[Data to use]

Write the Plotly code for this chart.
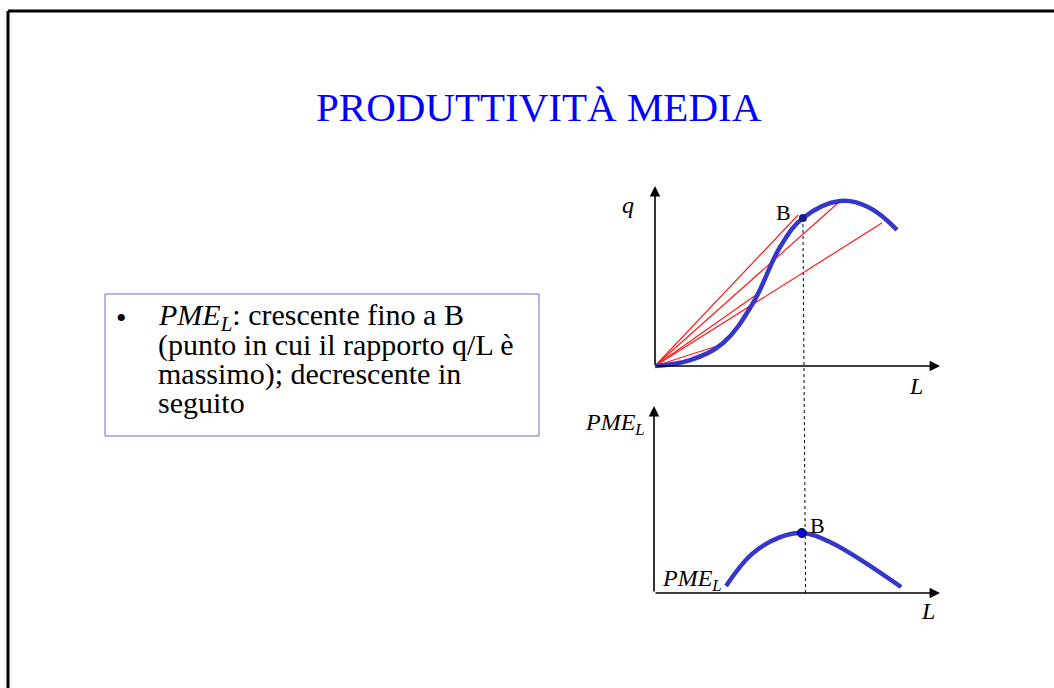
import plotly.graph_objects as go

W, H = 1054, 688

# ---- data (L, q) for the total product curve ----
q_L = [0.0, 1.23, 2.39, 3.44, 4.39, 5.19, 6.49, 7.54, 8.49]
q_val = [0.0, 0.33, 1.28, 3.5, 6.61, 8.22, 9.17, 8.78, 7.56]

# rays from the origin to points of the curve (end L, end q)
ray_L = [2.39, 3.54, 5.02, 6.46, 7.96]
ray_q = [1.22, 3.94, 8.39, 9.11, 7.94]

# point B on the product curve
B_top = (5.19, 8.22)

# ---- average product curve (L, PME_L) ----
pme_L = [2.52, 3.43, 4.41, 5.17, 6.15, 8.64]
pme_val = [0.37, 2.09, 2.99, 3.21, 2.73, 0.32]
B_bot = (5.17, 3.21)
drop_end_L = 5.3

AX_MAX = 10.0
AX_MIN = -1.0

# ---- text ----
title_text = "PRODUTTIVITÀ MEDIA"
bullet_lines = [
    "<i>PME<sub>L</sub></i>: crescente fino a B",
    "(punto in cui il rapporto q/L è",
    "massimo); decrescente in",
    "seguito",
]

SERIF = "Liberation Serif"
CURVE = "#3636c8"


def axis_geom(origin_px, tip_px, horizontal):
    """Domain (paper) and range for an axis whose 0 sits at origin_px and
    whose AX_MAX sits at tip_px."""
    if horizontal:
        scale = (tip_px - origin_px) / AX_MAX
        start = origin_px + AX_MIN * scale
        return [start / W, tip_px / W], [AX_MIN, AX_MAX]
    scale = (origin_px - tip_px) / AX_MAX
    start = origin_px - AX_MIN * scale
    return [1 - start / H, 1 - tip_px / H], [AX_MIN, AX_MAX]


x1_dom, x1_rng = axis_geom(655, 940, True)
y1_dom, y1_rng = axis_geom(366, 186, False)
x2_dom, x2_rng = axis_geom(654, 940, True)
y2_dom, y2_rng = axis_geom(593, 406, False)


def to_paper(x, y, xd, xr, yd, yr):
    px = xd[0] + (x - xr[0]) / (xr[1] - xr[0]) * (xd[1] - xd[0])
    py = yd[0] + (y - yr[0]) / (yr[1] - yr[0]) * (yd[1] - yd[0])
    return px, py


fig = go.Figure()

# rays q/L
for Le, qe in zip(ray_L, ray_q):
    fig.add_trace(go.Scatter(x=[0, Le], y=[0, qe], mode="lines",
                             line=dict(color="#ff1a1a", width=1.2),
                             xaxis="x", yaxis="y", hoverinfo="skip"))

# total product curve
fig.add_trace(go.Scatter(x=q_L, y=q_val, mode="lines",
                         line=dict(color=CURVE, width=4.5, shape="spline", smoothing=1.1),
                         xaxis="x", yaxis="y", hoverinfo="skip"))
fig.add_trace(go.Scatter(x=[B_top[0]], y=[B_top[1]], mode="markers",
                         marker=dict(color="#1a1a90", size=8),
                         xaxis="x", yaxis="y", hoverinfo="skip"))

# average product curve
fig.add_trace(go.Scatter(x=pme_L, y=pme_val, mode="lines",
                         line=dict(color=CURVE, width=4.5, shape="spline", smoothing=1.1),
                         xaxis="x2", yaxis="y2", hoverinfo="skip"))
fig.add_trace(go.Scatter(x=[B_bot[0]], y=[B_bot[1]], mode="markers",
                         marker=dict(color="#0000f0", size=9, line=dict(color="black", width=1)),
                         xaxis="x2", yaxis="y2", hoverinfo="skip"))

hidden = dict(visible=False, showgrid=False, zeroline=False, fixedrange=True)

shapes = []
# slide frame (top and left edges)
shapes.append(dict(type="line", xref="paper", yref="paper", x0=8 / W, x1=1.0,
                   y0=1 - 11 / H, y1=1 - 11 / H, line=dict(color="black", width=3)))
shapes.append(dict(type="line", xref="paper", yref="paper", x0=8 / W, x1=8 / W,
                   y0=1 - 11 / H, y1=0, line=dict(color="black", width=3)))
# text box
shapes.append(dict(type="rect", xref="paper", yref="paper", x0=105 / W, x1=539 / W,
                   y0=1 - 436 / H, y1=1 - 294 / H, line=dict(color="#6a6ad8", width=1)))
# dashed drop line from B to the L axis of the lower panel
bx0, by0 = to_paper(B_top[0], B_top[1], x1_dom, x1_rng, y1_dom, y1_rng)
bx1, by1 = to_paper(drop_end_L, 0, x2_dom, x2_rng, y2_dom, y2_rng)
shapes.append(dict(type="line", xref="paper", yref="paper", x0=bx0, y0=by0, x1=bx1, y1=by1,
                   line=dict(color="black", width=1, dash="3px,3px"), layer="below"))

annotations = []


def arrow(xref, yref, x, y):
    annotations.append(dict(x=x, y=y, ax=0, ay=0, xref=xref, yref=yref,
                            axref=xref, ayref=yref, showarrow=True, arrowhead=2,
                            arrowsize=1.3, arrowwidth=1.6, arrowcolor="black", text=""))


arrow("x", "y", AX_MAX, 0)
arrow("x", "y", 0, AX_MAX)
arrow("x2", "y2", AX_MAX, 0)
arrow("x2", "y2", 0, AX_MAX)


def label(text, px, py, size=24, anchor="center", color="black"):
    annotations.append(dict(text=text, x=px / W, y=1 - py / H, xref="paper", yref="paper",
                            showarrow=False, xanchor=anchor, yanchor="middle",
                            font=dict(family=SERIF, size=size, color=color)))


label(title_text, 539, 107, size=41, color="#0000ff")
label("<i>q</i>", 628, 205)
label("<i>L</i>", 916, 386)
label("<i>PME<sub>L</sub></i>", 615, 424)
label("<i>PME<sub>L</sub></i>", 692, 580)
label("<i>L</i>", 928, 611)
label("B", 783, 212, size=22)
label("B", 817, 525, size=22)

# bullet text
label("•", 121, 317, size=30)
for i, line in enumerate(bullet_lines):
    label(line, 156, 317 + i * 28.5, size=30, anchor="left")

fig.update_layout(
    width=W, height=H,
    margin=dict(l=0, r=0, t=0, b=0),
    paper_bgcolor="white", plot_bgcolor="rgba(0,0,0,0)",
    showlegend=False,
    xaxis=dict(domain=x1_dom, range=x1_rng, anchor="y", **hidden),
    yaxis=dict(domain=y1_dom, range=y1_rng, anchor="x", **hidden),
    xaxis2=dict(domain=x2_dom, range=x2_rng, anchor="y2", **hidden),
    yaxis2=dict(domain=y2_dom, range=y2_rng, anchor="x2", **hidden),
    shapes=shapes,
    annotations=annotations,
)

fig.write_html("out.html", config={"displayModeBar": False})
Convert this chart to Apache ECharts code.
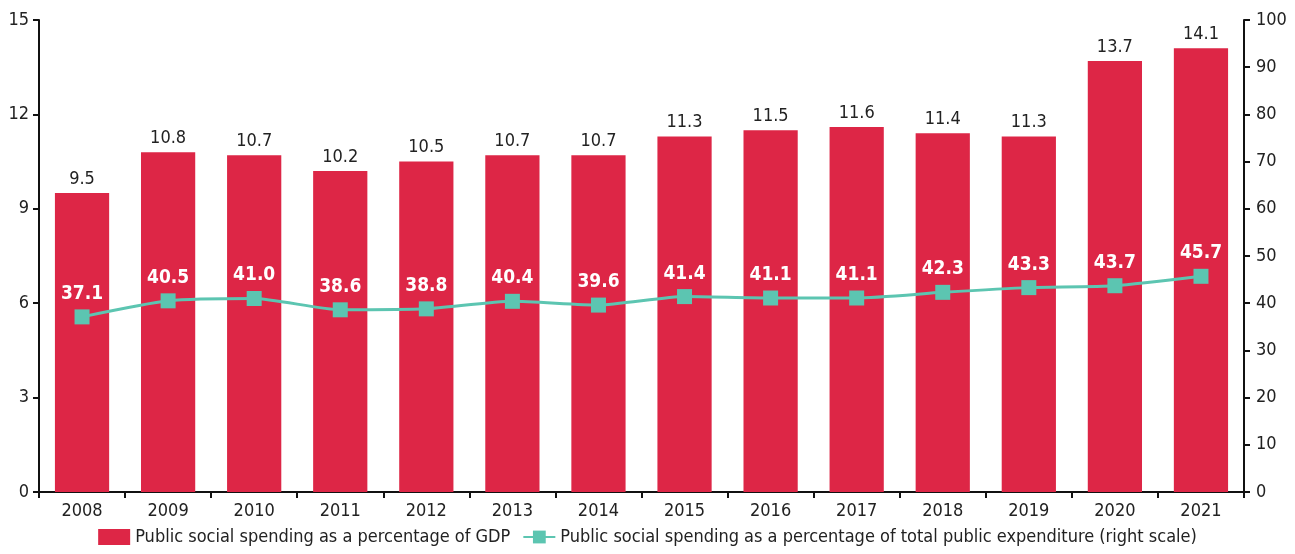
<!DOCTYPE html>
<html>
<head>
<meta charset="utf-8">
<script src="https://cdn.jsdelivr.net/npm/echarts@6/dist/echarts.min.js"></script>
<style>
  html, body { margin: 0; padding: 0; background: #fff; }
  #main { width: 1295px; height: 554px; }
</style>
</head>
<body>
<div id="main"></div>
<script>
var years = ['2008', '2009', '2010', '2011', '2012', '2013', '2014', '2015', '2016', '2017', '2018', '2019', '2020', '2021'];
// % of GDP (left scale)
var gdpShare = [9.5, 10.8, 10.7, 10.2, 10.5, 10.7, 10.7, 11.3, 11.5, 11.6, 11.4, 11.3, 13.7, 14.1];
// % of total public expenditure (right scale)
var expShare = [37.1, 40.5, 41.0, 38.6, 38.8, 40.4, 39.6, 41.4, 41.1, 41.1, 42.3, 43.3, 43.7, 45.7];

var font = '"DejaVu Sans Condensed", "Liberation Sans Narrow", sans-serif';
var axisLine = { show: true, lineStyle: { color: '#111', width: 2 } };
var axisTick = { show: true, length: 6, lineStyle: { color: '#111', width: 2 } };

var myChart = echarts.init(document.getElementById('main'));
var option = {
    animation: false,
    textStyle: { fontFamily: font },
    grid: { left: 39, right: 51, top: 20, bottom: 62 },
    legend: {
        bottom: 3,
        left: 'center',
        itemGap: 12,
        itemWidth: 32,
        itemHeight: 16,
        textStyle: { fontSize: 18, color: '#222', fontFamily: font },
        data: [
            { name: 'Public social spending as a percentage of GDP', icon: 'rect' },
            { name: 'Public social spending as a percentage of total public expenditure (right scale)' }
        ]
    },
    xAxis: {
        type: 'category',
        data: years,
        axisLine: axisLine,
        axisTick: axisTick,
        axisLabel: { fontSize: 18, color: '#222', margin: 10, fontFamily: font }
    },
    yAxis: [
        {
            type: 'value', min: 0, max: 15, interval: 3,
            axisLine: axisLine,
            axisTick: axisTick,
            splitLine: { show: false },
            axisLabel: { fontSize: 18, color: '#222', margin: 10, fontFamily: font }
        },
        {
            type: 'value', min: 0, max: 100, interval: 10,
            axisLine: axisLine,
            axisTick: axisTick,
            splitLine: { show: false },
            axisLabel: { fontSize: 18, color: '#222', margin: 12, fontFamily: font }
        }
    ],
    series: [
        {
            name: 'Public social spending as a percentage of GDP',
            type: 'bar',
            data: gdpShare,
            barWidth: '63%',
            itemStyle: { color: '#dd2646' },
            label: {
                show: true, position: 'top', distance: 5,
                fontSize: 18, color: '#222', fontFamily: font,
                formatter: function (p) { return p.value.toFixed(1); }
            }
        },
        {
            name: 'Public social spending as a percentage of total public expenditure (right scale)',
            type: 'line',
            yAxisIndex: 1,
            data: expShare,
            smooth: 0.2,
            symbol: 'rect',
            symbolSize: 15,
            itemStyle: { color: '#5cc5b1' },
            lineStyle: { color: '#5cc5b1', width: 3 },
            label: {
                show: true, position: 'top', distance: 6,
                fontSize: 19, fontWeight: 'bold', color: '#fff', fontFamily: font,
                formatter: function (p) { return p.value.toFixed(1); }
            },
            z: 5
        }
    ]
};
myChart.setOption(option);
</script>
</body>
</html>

[What you need to do] In the listing above, find the line containing "Convert this chart to Apache ECharts code." and the line containing "43.3, 43.7, 45.7];", then return both of them and every line between, exactly, without pictures.

[Solved exercise]
Convert this chart to Apache ECharts code.
<!DOCTYPE html>
<html>
<head>
<meta charset="utf-8">
<script src="https://cdn.jsdelivr.net/npm/echarts@6/dist/echarts.min.js"></script>
<style>
  html, body { margin: 0; padding: 0; background: #fff; }
  #main { width: 1295px; height: 554px; }
</style>
</head>
<body>
<div id="main"></div>
<script>
var years = ['2008', '2009', '2010', '2011', '2012', '2013', '2014', '2015', '2016', '2017', '2018', '2019', '2020', '2021'];
// % of GDP (left scale)
var gdpShare = [9.5, 10.8, 10.7, 10.2, 10.5, 10.7, 10.7, 11.3, 11.5, 11.6, 11.4, 11.3, 13.7, 14.1];
// % of total public expenditure (right scale)
var expShare = [37.1, 40.5, 41.0, 38.6, 38.8, 40.4, 39.6, 41.4, 41.1, 41.1, 42.3, 43.3, 43.7, 45.7];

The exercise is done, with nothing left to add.